In the interview (which unfortunately seems to have been lost to history as I can’t find an online version to link to), Cohen spit out a list of nonsense server specs which were designed to dazzle readers into believing he was running quite the impressive operation and handling quite a lot of traffic on the domain. Unfortunately, Cohen listed server specs which were absurd on their face – claims which had the IT staff at the internet porn company I worked for at the time laughing themselves silly as they read.
“Don’t these guys have fact-checkers?” asked one dismayed systems administrator, shaking his head. “This is embarrassing.”
Even If It’s True…. So What?
To be fair to the outlets which have run articles about the alleged GOP Convention/Cleveland porn traffic spike, this claim isn’t one which can be easily debunked by simply doing math, nor is it particularly unbelievable.
In this case, I wouldn’t be one bit surprised to learn the tube site is giving us all the straight dope, in part because when the population of any given area increases substantially due to a large number of people visiting the area for a major event, we shouldn’t be surprised to see an increase in all manner of online activity during the same period of time, just as we aren’t surprised to find that vehicular and foot traffic increases in the same area for the same reason.
In other words, more people means more people doing things people do, whether it’s eating at restaurants or watching porn on the internet (uhh…. but hopefully not both at the same time).
I suppose the reason we’re all supposed to think this Cleveland porn traffic spike is newsworthy is the GOP platform contains anti-porn language in it.
Here’s the thing, though: The platform represents the position of the party, not necessarily the position of its individual members – and there’s a huge difference between these two things.

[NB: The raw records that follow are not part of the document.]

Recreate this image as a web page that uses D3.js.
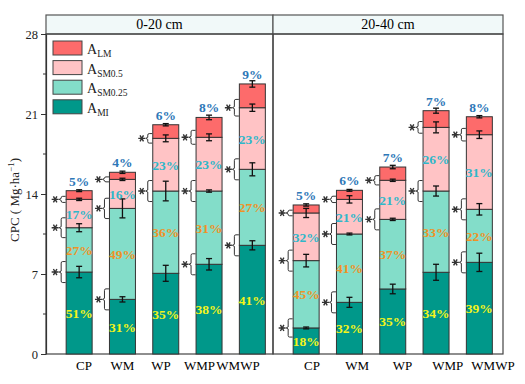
<!DOCTYPE html>
<html>
<head>
<meta charset="utf-8">
<script src="https://cdn.jsdelivr.net/npm/d3@7/dist/d3.min.js"></script>
<style>
  body { margin: 0; background: #fff; }
  text { font-family: "Liberation Serif", "DejaVu Serif", serif; }
</style>
</head>
<body>
<script>
// categories
let treatments = ["CP", "WM", "WP", "WMP", "WMWP"];
let depths = ["0-20 cm", "20-40 cm"];
let fractions = ["MI", "SM0.25", "SM0.5", "LM"];   // stacked bottom -> top
let legendOrder = ["LM", "SM0.5", "SM0.25", "MI"];
let yTicks = [0, 7, 14, 21, 28];

// CPC (Mg ha-1) per fraction, [depth][treatment]
let valMI   = [[7.17, 4.78, 7.06, 7.85, 9.51], [2.28, 4.52, 5.69, 7.15, 8.02]];
let valSM25 = [[3.88, 7.96, 7.20, 6.41, 6.65], [5.89, 5.98, 6.09, 7.11, 4.64]];
let valSM05 = [[2.48, 2.54, 4.61, 4.70, 5.39], [4.17, 3.03, 3.42, 5.57, 6.53]];
let valLM   = [[0.76, 0.62, 1.19, 1.74, 2.08], [0.70, 0.79, 1.16, 1.46, 1.57]];

// standard errors at segment tops
let errMI   = [[0.50, 0.23, 0.70, 0.50, 0.40], [0.08, 0.44, 0.42, 0.70, 0.80]];
let errSM25 = [[0.35, 0.83, 0.86, 0.10, 0.57], [0.55, 0.08, 0.10, 0.44, 0.50]];
let errSM05 = [[0.10, 0.10, 0.30, 0.30, 0.32], [0.40, 0.32, 0.10, 0.48, 0.33]];
let errLM   = [[0.08, 0.10, 0.10, 0.20, 0.28], [0.10, 0.08, 0.15, 0.22, 0.10]];

// percentage labels
let pctMI   = [["51%", "31%", "35%", "38%", "41%"], ["18%", "32%", "35%", "34%", "39%"]];
let pctSM25 = [["27%", "49%", "36%", "31%", "27%"], ["45%", "41%", "37%", "33%", "22%"]];
let pctSM05 = [["17%", "16%", "23%", "23%", "23%"], ["32%", "21%", "21%", "26%", "31%"]];
let pctLM   = [["5%", "4%", "6%", "8%", "9%"], ["5%", "6%", "7%", "7%", "8%"]];

// significance marks at boundaries MI|SM0.25, SM0.25|SM0.5, SM0.5|LM
let sig = [
  [[1, 1, 1], [1, 1, 1], [0, 1, 1], [1, 1, 1], [1, 1, 1]],
  [[1, 1, 1], [1, 1, 1], [0, 1, 1], [0, 1, 1], [1, 1, 1]]
];

let fill = {"LM": "#fd6b6b", "SM0.5": "#ffc3c5", "SM0.25": "#83ddc9", "MI": "#00988a"};
let pctColor = {"LM": "#2e78b8", "SM0.5": "#2fb7c9", "SM0.25": "#ef9226", "MI": "#f4f41a"};

let W = 525, H = 384;
let panels = [{x0: 46, w: 227, lab: [84, 238]}, {x0: 273, w: 230, lab: [312, 493]}];
let plotTop = 34, stripTop = 15, plotBottom = 354;

let svg = d3.select("body").append("svg")
    .attr("width", W)
    .attr("height", H);

let y = d3.scaleLinear().domain([0, 28]).range([plotBottom, plotTop]);
let star = d3.symbol(d3.symbolAsterisk, 34);

let vals = [valMI, valSM25, valSM05, valLM];
let errs = [errMI, errSM25, errSM05, errLM];
let pcts = [pctMI, pctSM25, pctSM05, pctLM];

panels.forEach(function(p, di) {
  let x = d3.scaleBand().domain(treatments)
      .range([p.x0 + 11.5, p.x0 + 228])
      .paddingInner(0.4).paddingOuter(0.2);
  let xl = d3.scalePoint().domain(treatments).range(p.lab);

  // strip
  svg.append("rect")
      .attr("x", p.x0).attr("y", stripTop)
      .attr("width", p.w).attr("height", plotTop - stripTop)
      .attr("fill", "#f1f9f9").attr("stroke", "#555").attr("stroke-width", 1.2);
  svg.append("text")
      .attr("x", p.x0 + p.w / 2).attr("y", plotTop - 5)
      .attr("text-anchor", "middle")
      .style("font-size", "14px")
      .text(depths[di]);

  // panel frame
  svg.append("rect")
      .attr("x", p.x0).attr("y", plotTop)
      .attr("width", p.w).attr("height", plotBottom - plotTop)
      .attr("fill", "none").attr("stroke", "#444").attr("stroke-width", 1.2);

  treatments.forEach(function(t, ti) {
    let bx = x(t), bw = x.bandwidth();
    let cum = 0, tops = [], heights = [];
    fractions.forEach(function(f, fi) {
      let v = vals[fi][di][ti];
      let y0 = y(cum), y1 = y(cum + v);
      tops.push(y1);
      heights.push(y0 - y1);
      svg.append("rect")
          .attr("x", bx).attr("y", y1)
          .attr("width", bw).attr("height", y0 - y1)
          .attr("fill", fill[f]).attr("stroke", "#333").attr("stroke-width", 1);
      cum += v;
    });

    // error bars
    let cum2 = 0;
    fractions.forEach(function(f, fi) {
      cum2 += vals[fi][di][ti];
      let e = errs[fi][di][ti];
      let cx = bx + bw / 2;
      let ya = y(cum2 + e), yb = y(cum2 - e);
      let g = svg.append("g").attr("stroke", "#111").attr("stroke-width", 1.3);
      g.append("line").attr("x1", cx).attr("x2", cx).attr("y1", ya).attr("y2", yb);
      g.append("line").attr("x1", cx - 3).attr("x2", cx + 3).attr("y1", ya).attr("y2", ya);
      g.append("line").attr("x1", cx - 3).attr("x2", cx + 3).attr("y1", yb).attr("y2", yb);
    });

    // percent labels
    fractions.forEach(function(f, fi) {
      let txt = svg.append("text")
          .attr("x", bx + bw / 2)
          .attr("text-anchor", "middle")
          .style("font-size", "13.5px")
          .style("font-weight", "bold")
          .attr("fill", pctColor[f])
          .text(pcts[fi][di][ti]);
      if (f === "LM") {
        txt.attr("y", tops[3] - 5);
      } else {
        txt.attr("y", tops[fi] + heights[fi] / 2 + 5);
      }
    });

    // significance brackets
    sig[di][ti].forEach(function(s, bi) {
      if (!s) return;
      let yb = tops[bi];
      let h = Math.min(10.5, 0.35 * Math.min(heights[bi], heights[bi + 1]));
      let xv = bx - 5, xr = bx - 0.5;
      svg.append("path")
          .attr("d", "M" + xr + "," + (yb - h) + " L" + (xv + 1.5) + "," + (yb - h) +
                " Q" + xv + "," + (yb - h) + " " + xv + "," + (yb - h + 1.5) +
                " L" + xv + "," + (yb - 1) + " L" + (xv - 2) + "," + yb + " L" + xv + "," + (yb + 1) +
                " L" + xv + "," + (yb + h - 1.5) +
                " Q" + xv + "," + (yb + h) + " " + (xv + 1.5) + "," + (yb + h) +
                " L" + xr + "," + (yb + h))
          .attr("fill", "none").attr("stroke", "#333").attr("stroke-width", 1);
      svg.append("path")
          .attr("d", star())
          .attr("transform", "translate(" + (xv - 6) + "," + yb + ") rotate(90)")
          .attr("fill", "none").attr("stroke", "#333").attr("stroke-width", 1.4);
    });
  });

  // x labels
  svg.selectAll(null).data(treatments).enter().append("text")
      .attr("x", function(d) { return xl(d); })
      .attr("y", 370)
      .attr("text-anchor", "middle")
      .style("font-size", "13px")
      .text(function(d) { return d; });
});

// y axis
let yAxis = d3.axisLeft(y).tickValues(yTicks).tickSize(5).tickSizeOuter(0);
let gy = svg.append("g")
    .attr("transform", "translate(46,0)")
    .call(yAxis);
gy.select(".domain").attr("stroke", "#333").attr("stroke-width", 1.2);
gy.selectAll(".tick line").attr("stroke", "#333");
gy.selectAll(".tick text")
    .style("font-family", "Liberation Serif, serif")
    .style("font-size", "12.5px")
    .attr("fill", "#222");
let minorTicks = d3.range(3.5, 28, 7);
gy.selectAll(".minor").data(minorTicks).enter().append("line")
    .attr("x1", -3).attr("x2", 0)
    .attr("y1", function(d) { return y(d); })
    .attr("y2", function(d) { return y(d); })
    .attr("stroke", "#333");

// y title
let yt = svg.append("text")
    .attr("transform", "translate(19," + ((plotTop + plotBottom) / 2 + 6) + ") rotate(-90)")
    .attr("text-anchor", "middle")
    .style("font-size", "13px")
    .attr("fill", "#222");
yt.append("tspan").text("CPC ( Mg\u00b7ha");
yt.append("tspan").attr("dy", -5).style("font-size", "9px").text("\u22121");
yt.append("tspan").attr("dy", 5).text(")");

// legend
let lg = svg.append("g").attr("transform", "translate(53,41)");
legendOrder.forEach(function(f, i) {
  let gi = lg.append("g").attr("transform", "translate(0," + (i * 19.6) + ")");
  gi.append("rect")
      .attr("width", 29).attr("height", 14)
      .attr("fill", fill[f]).attr("stroke", "#444").attr("stroke-width", 1);
  let t = gi.append("text").attr("x", 34).attr("y", 13).style("font-size", "14px").attr("fill", "#222");
  t.append("tspan").text("A");
  t.append("tspan").attr("dy", 3).style("font-size", "9.5px").text(f);
});
</script>
</body>
</html>
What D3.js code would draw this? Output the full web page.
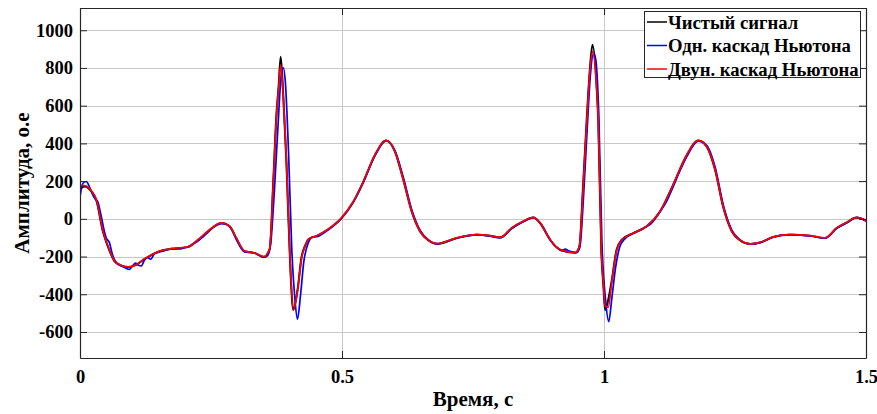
<!DOCTYPE html>
<html>
<head>
<meta charset="utf-8">
<script src="https://cdn.jsdelivr.net/npm/d3@7"></script>
<style>
  html, body { margin: 0; padding: 0; background: #fff; }
  svg { display: block; }
  text { font-family: "Liberation Serif", "Times New Roman", serif; font-weight: bold; fill: #000; }
</style>
</head>
<body>
<svg id="chart" width="877" height="414"></svg>
<script>
// ---------- DATA ----------
const seriesNames = ["Чистый сигнал", "Одн. каскад Ньютона", "Двун. каскад Ньютона"];
const xTicks = [0, 0.5, 1, 1.5];
const xTickLabels = ["0", "0.5", "1", "1.5"];
const yTicks = [-600, -400, -200, 0, 200, 400, 600, 800, 1000];
const yTickLabels = ["-600", "-400", "-200", "0", "200", "400", "600", "800", "1000"];

// time (s) for clean and two-stage series
const tClean = [0, 0.009, 0.022, 0.031, 0.044, 0.053, 0.066, 0.079, 0.092, 0.107, 0.123, 0.149, 0.181, 0.206, 0.225, 0.244, 0.27, 0.286, 0.298, 0.314, 0.333, 0.351, 0.362, 0.369, 0.375, 0.379, 0.383, 0.388, 0.394, 0.401, 0.407, 0.415, 0.423, 0.43, 0.436, 0.452, 0.474, 0.499, 0.522, 0.541, 0.563, 0.584, 0.601, 0.617, 0.633, 0.649, 0.665, 0.681, 0.719, 0.757, 0.782, 0.802, 0.824, 0.846, 0.865, 0.878, 0.897, 0.916, 0.945, 0.953, 0.96, 0.967, 0.973, 0.978, 0.986, 0.989, 0.995, 0.999, 1.002, 1.008, 1.015, 1.024, 1.034, 1.056, 1.081, 1.107, 1.132, 1.158, 1.18, 1.196, 1.212, 1.228, 1.244, 1.26, 1.279, 1.298, 1.323, 1.355, 1.393, 1.422, 1.444, 1.463, 1.482, 1.5];
const vClean = [160, 172, 145, 100, -70, -145, -225, -248, -256, -244, -214, -175, -157, -150, -113, -67, -22, -41, -102, -172, -182, -202, -160, 207, 560, 700, 860, 650, 295, -235, -483, -380, -200, -140, -108, -90, -55, 4, 92, 198, 339, 415, 357, 207, 39, -67, -115, -133, -102, -85, -90, -99, -49, -14, 7, -23, -111, -164, -180, -147, 171, 525, 790, 923, 700, 525, -182, -360, -483, -430, -324, -164, -111, -76, -41, 39, 180, 339, 415, 383, 260, 57, -67, -115, -134, -126, -97, -85, -90, -102, -49, -20, 7, -11];
const vTwo = [178, 176, 148, 104, -66, -142, -223, -247, -255, -243, -212, -174, -156, -149, -111, -66, -21, -40, -100, -170, -181, -200, -158, 200, 545, 690, 817, 640, 300, -225, -483, -385, -205, -142, -109, -90, -54, 5, 93, 199, 340, 416, 358, 208, 40, -66, -114, -132, -101, -84, -89, -98, -48, -13, 8, -22, -110, -163, -179, -146, 160, 510, 780, 887, 690, 530, -170, -350, -462, -470, -330, -168, -112, -76, -40, 40, 181, 340, 416, 384, 262, 58, -66, -114, -133, -125, -96, -84, -89, -101, -48, -19, 8, -10];

// time (s) and values for one-stage series
const tOne = [0, 0.006, 0.012, 0.018, 0.024, 0.029, 0.034, 0.04, 0.046, 0.05, 0.056, 0.062, 0.07, 0.079, 0.088, 0.094, 0.1, 0.106, 0.111, 0.117, 0.123, 0.129, 0.135, 0.142, 0.149, 0.16, 0.175, 0.19, 0.2, 0.206, 0.213, 0.225, 0.235, 0.244, 0.257, 0.27, 0.28, 0.29, 0.298, 0.306, 0.314, 0.333, 0.351, 0.358, 0.364, 0.371, 0.378, 0.384, 0.388, 0.392, 0.398, 0.404, 0.41, 0.415, 0.421, 0.427, 0.436, 0.445, 0.452, 0.46, 0.474, 0.499, 0.522, 0.541, 0.563, 0.584, 0.601, 0.617, 0.633, 0.649, 0.665, 0.681, 0.719, 0.757, 0.782, 0.802, 0.824, 0.846, 0.865, 0.878, 0.897, 0.905, 0.912, 0.92, 0.926, 0.932, 0.94, 0.947, 0.954, 0.961, 0.968, 0.974, 0.98, 0.984, 0.99, 0.996, 1.003, 1.009, 1.015, 1.022, 1.03, 1.04, 1.056, 1.08, 1.09, 1.107, 1.12, 1.132, 1.145, 1.158, 1.18, 1.196, 1.212, 1.228, 1.244, 1.26, 1.279, 1.298, 1.323, 1.355, 1.393, 1.422, 1.444, 1.463, 1.482, 1.5];
const vOne = [118, 190, 198, 170, 130, 105, 90, 20, -60, -100, -125, -190, -235, -250, -262, -268, -250, -235, -245, -250, -220, -205, -215, -185, -178, -170, -158, -160, -152, -148, -137, -118, -95, -72, -40, -25, -30, -60, -108, -150, -175, -180, -205, -195, -130, 150, 500, 760, 800, 720, 350, -150, -420, -532, -400, -230, -125, -95, -95, -85, -58, 2, 90, 195, 335, 413, 362, 220, 50, -60, -112, -132, -103, -84, -92, -100, -52, -16, 6, -20, -108, -140, -155, -170, -160, -170, -175, -180, -150, 120, 480, 760, 879, 850, 560, -120, -430, -545, -420, -260, -150, -105, -78, -42, -25, 38, 95, 170, 255, 330, 412, 390, 275, 70, -60, -112, -134, -126, -96, -84, -91, -103, -50, -22, 6, -12];

const seriesColors = ["#000000", "#0000ff", "#ff0000"];

// ---------- CHART ----------
const svg = d3.select("#chart");
const L = 80, R = 866, T = 8, B = 358;

const x = d3.scaleLinear().domain([0, 1.5]).range([L, R]);
const y = d3.scaleLinear().domain([-738, 1118]).range([B, T]);

// grid
const grid = svg.append("g").attr("stroke", "#c8c8c8").attr("stroke-width", 1);
grid.selectAll("line.gy").data(yTicks).join("line")
  .attr("x1", L).attr("x2", R)
  .attr("y1", d => Math.round(y(d)) + 0.5).attr("y2", d => Math.round(y(d)) + 0.5);
grid.selectAll("line.gx").data(xTicks.filter(d => d > 0 && d < 1.5)).join("line")
  .attr("y1", T).attr("y2", B)
  .attr("x1", d => Math.round(x(d)) + 0.5).attr("x2", d => Math.round(x(d)) + 0.5);

// series
const datasets = [
  tClean.map((t, i) => [t, vClean[i]]),
  tOne.map((t, i) => [t, vOne[i]]),
  tClean.map((t, i) => [t, vTwo[i]])
];
const line = d3.line().x(d => x(d[0])).y(d => y(d[1])).curve(d3.curveMonotoneX);
const plot = svg.append("g");
plot.append("clipPath").attr("id", "clip").append("rect")
  .attr("x", L).attr("y", T).attr("width", R - L).attr("height", B - T);
const widths = [2, 1.7, 1.7];
datasets.forEach((ds, i) => {
  plot.append("path").datum(ds)
    .attr("clip-path", "url(#clip)")
    .attr("fill", "none")
    .attr("stroke", seriesColors[i])
    .attr("stroke-width", widths[i])
    .attr("stroke-linejoin", "round")
    .attr("d", line);
});

// axes
const axisColor = "#262626";
function styleAxis(g) {
  g.select(".domain").attr("stroke", axisColor).attr("stroke-width", 1.2);
  g.selectAll(".tick line").attr("stroke", axisColor).attr("stroke-width", 1);
  g.selectAll(".tick text").style("font-size", "18.5px").style("font-weight", "bold")
    .style("font-family", '"Liberation Serif", "Times New Roman", serif').attr("fill", "#000");
}
const yAxis = d3.axisLeft(y).tickValues(yTicks).tickFormat((d, i) => yTickLabels[i]).tickSize(-7).tickPadding(7).tickSizeOuter(0);
svg.append("g").attr("transform", `translate(${L},0)`).call(yAxis).call(styleAxis);
const yAxisR = d3.axisRight(y).tickValues(yTicks).tickFormat("").tickSize(-7).tickSizeOuter(0);
svg.append("g").attr("transform", `translate(${R},0)`).call(yAxisR).call(styleAxis);
const xAxis = d3.axisBottom(x).tickValues(xTicks).tickFormat((d, i) => xTickLabels[i]).tickSize(-7).tickPadding(12).tickSizeOuter(0);
svg.append("g").attr("transform", `translate(0,${B})`).call(xAxis).call(styleAxis);
const xAxisT = d3.axisTop(x).tickValues(xTicks).tickFormat("").tickSize(-7).tickSizeOuter(0);
svg.append("g").attr("transform", `translate(0,${T})`).call(xAxisT).call(styleAxis);

// axis titles
svg.append("text").attr("x", (L + R) / 2).attr("y", 406)
  .attr("text-anchor", "middle").style("font-size", "21px").text("Время, с");
svg.append("text").attr("transform", `translate(29,${(T + B) / 2}) rotate(-90)`)
  .attr("text-anchor", "middle").style("font-size", "21px").text("Амплитуда, о.е");

// legend
const lg = svg.append("g");
lg.append("rect").attr("x", 644.5).attr("y", 11.5).attr("width", 216).attr("height", 66)
  .attr("fill", "#fff").attr("stroke", axisColor).attr("stroke-width", 1);
const rowY = [22, 45.5, 69];
seriesNames.forEach((name, i) => {
  lg.append("line").attr("x1", 647).attr("x2", 667).attr("y1", rowY[i]).attr("y2", rowY[i])
    .attr("stroke", seriesColors[i]).attr("stroke-width", 1.5);
  lg.append("text").attr("x", 668).attr("y", rowY[i] + 6.5)
    .style("font-size", "18.7px").text(name);
});
</script>
</body>
</html>
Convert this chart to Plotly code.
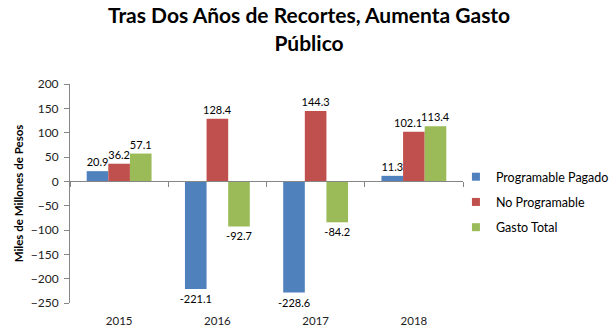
import plotly.graph_objects as go

years = ["2015", "2016", "2017", "2018"]
programable = [20.9, -221.1, -228.6, 11.3]
no_programable = [36.2, 128.4, 144.3, 102.1]
gasto_total = [57.1, -92.7, -84.2, 113.4]
y_ticks = [-250, -200, -150, -100, -50, 0, 50, 100, 150, 200]

series = [
    ("Programable Pagado", programable, "#4F81BD"),
    ("No Programable", no_programable, "#C0504D"),
    ("Gasto Total", gasto_total, "#9BBB59"),
]

# labels nudged sideways (as the original chart does) to avoid a collision
nudged = {(1, 3): -6}

fig = go.Figure()
for i, (name, vals, col) in enumerate(series):
    texts = ["" if (i, j) in nudged else f"{v:.1f}" for j, v in enumerate(vals)]
    fig.add_trace(go.Bar(
        x=years, y=vals, name=name, marker_color=col, marker_line_width=0,
        text=texts, textposition="outside",
        constraintext="none",
        textfont=dict(size=11, color="#000000"), cliponaxis=False,
        showlegend=False, offsetgroup=str(i),
    ))
for i, (name, vals, col) in enumerate(series):
    fig.add_trace(go.Scatter(
        x=[None], y=[None], name=name, mode="markers",
        marker=dict(symbol="square", size=8, color=col),
        legendgroup=f"g{i}",
    ))

# invisible helper trace so the zero-line axis with tick marks gets drawn
fig.add_trace(go.Scatter(x=[0, 3], y=[0, 0], xaxis="x2", mode="markers",
                         marker=dict(opacity=0), showlegend=False, hoverinfo="skip"))

zero_pos = 250 / 450
bar_w = (1 - 0.34) / 3

for (i, j), dx in nudged.items():
    v = series[i][1][j]
    fig.add_annotation(
        x=j + (i - 1) * bar_w, y=v, xref="x2", yref="y",
        text=f"{v:.1f}", showarrow=False, xanchor="center", yanchor="bottom",
        xshift=dx, yshift=1, font=dict(size=11, color="#000000"),
    )

fig.update_layout(
    width=612, height=334,
    margin=dict(l=70, r=149, t=84, b=31, autoexpand=False),
    paper_bgcolor="white", plot_bgcolor="white",
    font=dict(family="Lato, Open Sans, sans-serif", size=12, color="#000000"),
    title=dict(text="<b>Tras Dos Años de Recortes, Aumenta Gasto<br>Público</b>",
               x=0.505, xanchor="center", y=0.93, yanchor="top",
               font=dict(size=21, family="Lato, Open Sans, sans-serif")),
    barmode="group", bargap=0.34, bargroupgap=0,
    xaxis=dict(type="category", showline=False, ticks="", showgrid=False,
               tickfont=dict(size=11.5, color="#222222"), range=[-0.5, 3.5],
               ticklabelstandoff=9),
    xaxis2=dict(overlaying="x", anchor="free", position=zero_pos, side="bottom",
                range=[-0.5, 3.5], showline=True, linecolor="#868686", linewidth=1,
                tickmode="array", tickvals=[-0.5, 0.5, 1.5, 2.5, 3.5],
                ticks="outside", ticklen=5, tickcolor="#868686",
                showticklabels=False, showgrid=False, zeroline=False),
    yaxis=dict(range=[-250, 200], tickmode="array", tickvals=y_ticks,
               showline=True, linecolor="#868686", linewidth=1,
               ticks="outside", ticklen=5, tickcolor="#868686",
               showgrid=False, zeroline=False, tickfont=dict(size=12, color="#222222"),
               ticklabelstandoff=3,
               title=dict(text="<b>Miles de Millones de Pesos</b>",
                          font=dict(size=11.5), standoff=4)),
    legend=dict(xref="container", yref="container", x=0.745, xanchor="left",
                y=0.395, yanchor="middle",
                font=dict(size=12.5), itemwidth=30, tracegroupgap=6,
                traceorder="grouped", bgcolor="rgba(0,0,0,0)"),
)

fig.write_html("out.html")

For one thing, you might be surprised at how many adult business owners are politically conservative. True, you aren’t going to find many socially conservative fundamentalist Christians among them, but what you will find is lots of Libertarians and socially left-leaning Republicans in the ranks of the porn industry.
The assumption many people seem to make is if there’s a spike in porn viewing at the same time as the GOP Convention, it’s because speakers are walking off stage after giving a speech about family values and then jerking off furiously to whatever turns his crank.
My real point is nobody should be shocked to find a lot of Republicans like porn, because a lot of everybody likes porn.
This isn’t to say there are no porn-loving hypocrites among the publicly anti-porn Republicans, just that I think a spike like this is far more likely to represent large numbers of Republicans who aren’t anti-porn surfing tube sites while in town for the convention than it is to be the result of the committee who wrote the anti-porn language voraciously streaming the same videos against which they rail vociferously by day.